[Plotting code records]
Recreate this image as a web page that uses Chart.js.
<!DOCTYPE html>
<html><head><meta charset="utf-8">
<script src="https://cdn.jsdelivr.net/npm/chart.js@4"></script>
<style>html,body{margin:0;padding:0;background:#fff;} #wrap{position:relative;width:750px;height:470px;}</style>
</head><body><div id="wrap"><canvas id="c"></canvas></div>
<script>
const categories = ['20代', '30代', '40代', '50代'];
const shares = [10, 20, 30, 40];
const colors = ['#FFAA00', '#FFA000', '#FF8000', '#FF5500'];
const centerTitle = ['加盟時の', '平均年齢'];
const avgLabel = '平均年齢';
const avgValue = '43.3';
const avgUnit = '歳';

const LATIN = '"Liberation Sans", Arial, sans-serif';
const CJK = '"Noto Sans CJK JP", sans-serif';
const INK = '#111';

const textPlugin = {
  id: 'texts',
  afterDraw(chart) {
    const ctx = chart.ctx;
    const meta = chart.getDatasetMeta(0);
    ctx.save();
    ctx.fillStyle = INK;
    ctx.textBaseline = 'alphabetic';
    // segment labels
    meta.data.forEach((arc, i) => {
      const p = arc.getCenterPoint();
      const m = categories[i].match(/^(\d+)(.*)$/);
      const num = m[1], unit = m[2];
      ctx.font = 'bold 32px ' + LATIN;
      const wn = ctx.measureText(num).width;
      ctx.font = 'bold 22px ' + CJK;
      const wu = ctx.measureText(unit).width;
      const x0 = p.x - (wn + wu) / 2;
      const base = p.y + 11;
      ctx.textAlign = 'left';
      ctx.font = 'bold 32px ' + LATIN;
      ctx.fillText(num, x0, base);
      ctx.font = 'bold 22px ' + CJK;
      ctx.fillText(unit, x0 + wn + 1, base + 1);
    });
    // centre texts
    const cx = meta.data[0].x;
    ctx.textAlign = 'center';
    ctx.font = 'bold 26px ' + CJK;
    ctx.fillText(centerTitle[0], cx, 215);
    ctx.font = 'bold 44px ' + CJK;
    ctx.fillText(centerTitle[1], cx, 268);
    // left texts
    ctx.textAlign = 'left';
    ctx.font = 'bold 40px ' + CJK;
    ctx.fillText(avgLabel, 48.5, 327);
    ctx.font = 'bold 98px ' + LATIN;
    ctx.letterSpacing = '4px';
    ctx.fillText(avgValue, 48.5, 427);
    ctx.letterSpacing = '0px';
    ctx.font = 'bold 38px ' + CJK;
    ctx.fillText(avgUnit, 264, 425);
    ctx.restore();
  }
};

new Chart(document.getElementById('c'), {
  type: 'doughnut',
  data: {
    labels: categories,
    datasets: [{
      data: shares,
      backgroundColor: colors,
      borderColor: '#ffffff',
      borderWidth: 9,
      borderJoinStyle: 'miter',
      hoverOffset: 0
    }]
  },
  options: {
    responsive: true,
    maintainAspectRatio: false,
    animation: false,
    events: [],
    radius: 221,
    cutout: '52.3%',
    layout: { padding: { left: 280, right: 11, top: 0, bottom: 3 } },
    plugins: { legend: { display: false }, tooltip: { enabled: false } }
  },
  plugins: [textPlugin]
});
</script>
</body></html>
==
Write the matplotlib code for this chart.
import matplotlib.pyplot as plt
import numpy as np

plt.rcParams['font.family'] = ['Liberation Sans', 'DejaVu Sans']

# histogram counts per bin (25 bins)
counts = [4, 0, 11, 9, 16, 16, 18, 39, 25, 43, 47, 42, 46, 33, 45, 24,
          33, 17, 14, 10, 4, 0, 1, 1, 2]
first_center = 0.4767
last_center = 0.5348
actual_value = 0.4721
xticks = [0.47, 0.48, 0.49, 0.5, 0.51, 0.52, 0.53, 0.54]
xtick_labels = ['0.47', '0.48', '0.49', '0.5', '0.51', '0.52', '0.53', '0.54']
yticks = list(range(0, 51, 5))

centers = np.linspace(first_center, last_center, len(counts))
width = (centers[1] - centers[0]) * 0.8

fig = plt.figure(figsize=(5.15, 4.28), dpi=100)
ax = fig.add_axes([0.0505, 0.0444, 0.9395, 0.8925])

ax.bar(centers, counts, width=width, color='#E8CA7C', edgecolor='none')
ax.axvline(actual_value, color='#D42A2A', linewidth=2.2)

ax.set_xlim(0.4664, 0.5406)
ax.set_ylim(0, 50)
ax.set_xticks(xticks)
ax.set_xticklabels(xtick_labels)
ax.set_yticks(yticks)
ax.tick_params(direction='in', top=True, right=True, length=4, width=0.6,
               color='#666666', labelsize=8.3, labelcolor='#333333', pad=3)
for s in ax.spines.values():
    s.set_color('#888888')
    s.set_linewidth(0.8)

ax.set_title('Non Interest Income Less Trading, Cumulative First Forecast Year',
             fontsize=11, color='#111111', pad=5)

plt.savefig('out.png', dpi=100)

__Problem description__. Emit only the lines from the one containing "Write the matplotlib code for this chart." through the one containing "plt.savefig('out.png', dpi=100)", copied exactly.

__The response__.
Write the matplotlib code for this chart.
import matplotlib.pyplot as plt
import numpy as np

plt.rcParams['font.family'] = ['Liberation Sans', 'DejaVu Sans']

# histogram counts per bin (25 bins)
counts = [4, 0, 11, 9, 16, 16, 18, 39, 25, 43, 47, 42, 46, 33, 45, 24,
          33, 17, 14, 10, 4, 0, 1, 1, 2]
first_center = 0.4767
last_center = 0.5348
actual_value = 0.4721
xticks = [0.47, 0.48, 0.49, 0.5, 0.51, 0.52, 0.53, 0.54]
xtick_labels = ['0.47', '0.48', '0.49', '0.5', '0.51', '0.52', '0.53', '0.54']
yticks = list(range(0, 51, 5))

centers = np.linspace(first_center, last_center, len(counts))
width = (centers[1] - centers[0]) * 0.8

fig = plt.figure(figsize=(5.15, 4.28), dpi=100)
ax = fig.add_axes([0.0505, 0.0444, 0.9395, 0.8925])

ax.bar(centers, counts, width=width, color='#E8CA7C', edgecolor='none')
ax.axvline(actual_value, color='#D42A2A', linewidth=2.2)

ax.set_xlim(0.4664, 0.5406)
ax.set_ylim(0, 50)
ax.set_xticks(xticks)
ax.set_xticklabels(xtick_labels)
ax.set_yticks(yticks)
ax.tick_params(direction='in', top=True, right=True, length=4, width=0.6,
               color='#666666', labelsize=8.3, labelcolor='#333333', pad=3)
for s in ax.spines.values():
    s.set_color('#888888')
    s.set_linewidth(0.8)

ax.set_title('Non Interest Income Less Trading, Cumulative First Forecast Year',
             fontsize=11, color='#111111', pad=5)

plt.savefig('out.png', dpi=100)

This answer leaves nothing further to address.